Many Dead Heads considered this album to be a sell out for the Grateful Dead. Certainly, it was the start of their biggest period of commercial success. The truth is, though, musically, it’s a strong disc that showcases the same type of music the Grateful Dead had been doing for years. It still holds up very well today. There’s a lot of variety on the set and just some great tunes.

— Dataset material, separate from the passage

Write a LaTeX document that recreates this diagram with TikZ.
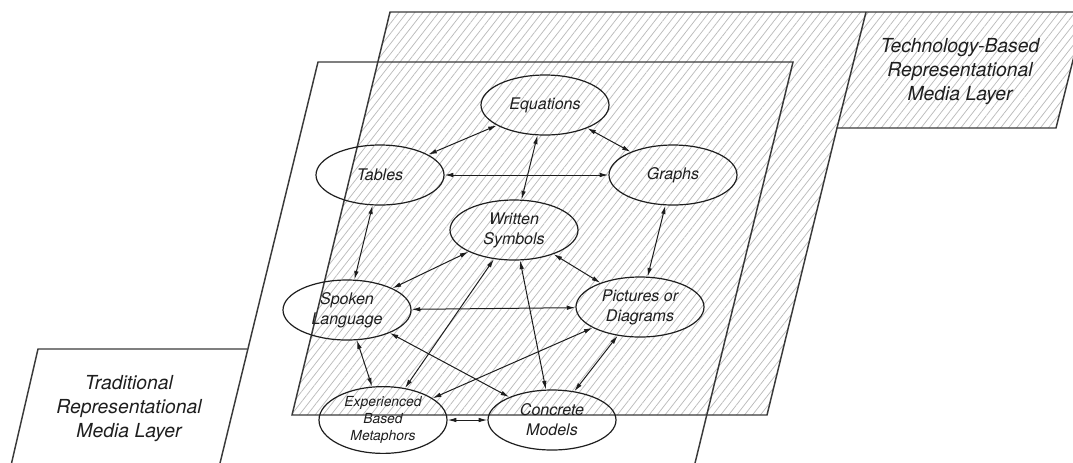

This review is available in book format (hardcover and paperback) in Music Street Journal: 2011  Volume 1 at

Track by Track Review
Touch of Grey

This, along with the track that follows it, was a big hit for The Dead. It’s a pretty typical Grateful Dead song, though, not a sellout by any means. It’s a mid-tempo number with a catchy chorus. The instrumentation is strong and there is a great vocal arrangement.

Hell in a Bucket
The lyrics to this one are sarcastic and angry, but also, ultimately, defiantly triumphant. The song rocks out a bit harder than the opener and is a great number. Jerry Garcia solos all over this piece.
When Push Comes to Shove
Here’s a slow moving number with a lot of country music built into the arrangement. It’s also quite bluesy and has a real honky tonk feeling to it. The chorus is extremely catchy and there’s a lot of killer piano in the arrangement.
West L.A. Fadeaway
A funky number, this is just plain tasty. It’s a somewhat low-key number, but it’s also extremely tasty.
Tons of Steel
A song about a train, if the Dead did sell out, it’s on this song. It’s got a definite AOR sound, and it doesn’t really feel like the Grateful Dead. That said, it’s still a great song. The funny thing is, this song wasn’t even a hit. The little closing bit is almost prog rock, feeling a bit like Rick Wakeman.
Throwing Stones
A bass driven piece, this is classic Grateful Dead. It’s actually my favorite piece on the album. It’s a great rocker with a bit of funk built into it. It’s also got some very deep lyrics. There’s some great guitar soloing on this number, too. This is quite a dynamic number that at times makes me think a bit of Terrapin Station.
Black Muddy River
A slow moving number, this seems to combine bluegrass and gospel music into a bluesy piece. It’s good, but perhaps a bit too low-key to have in the position of album closer.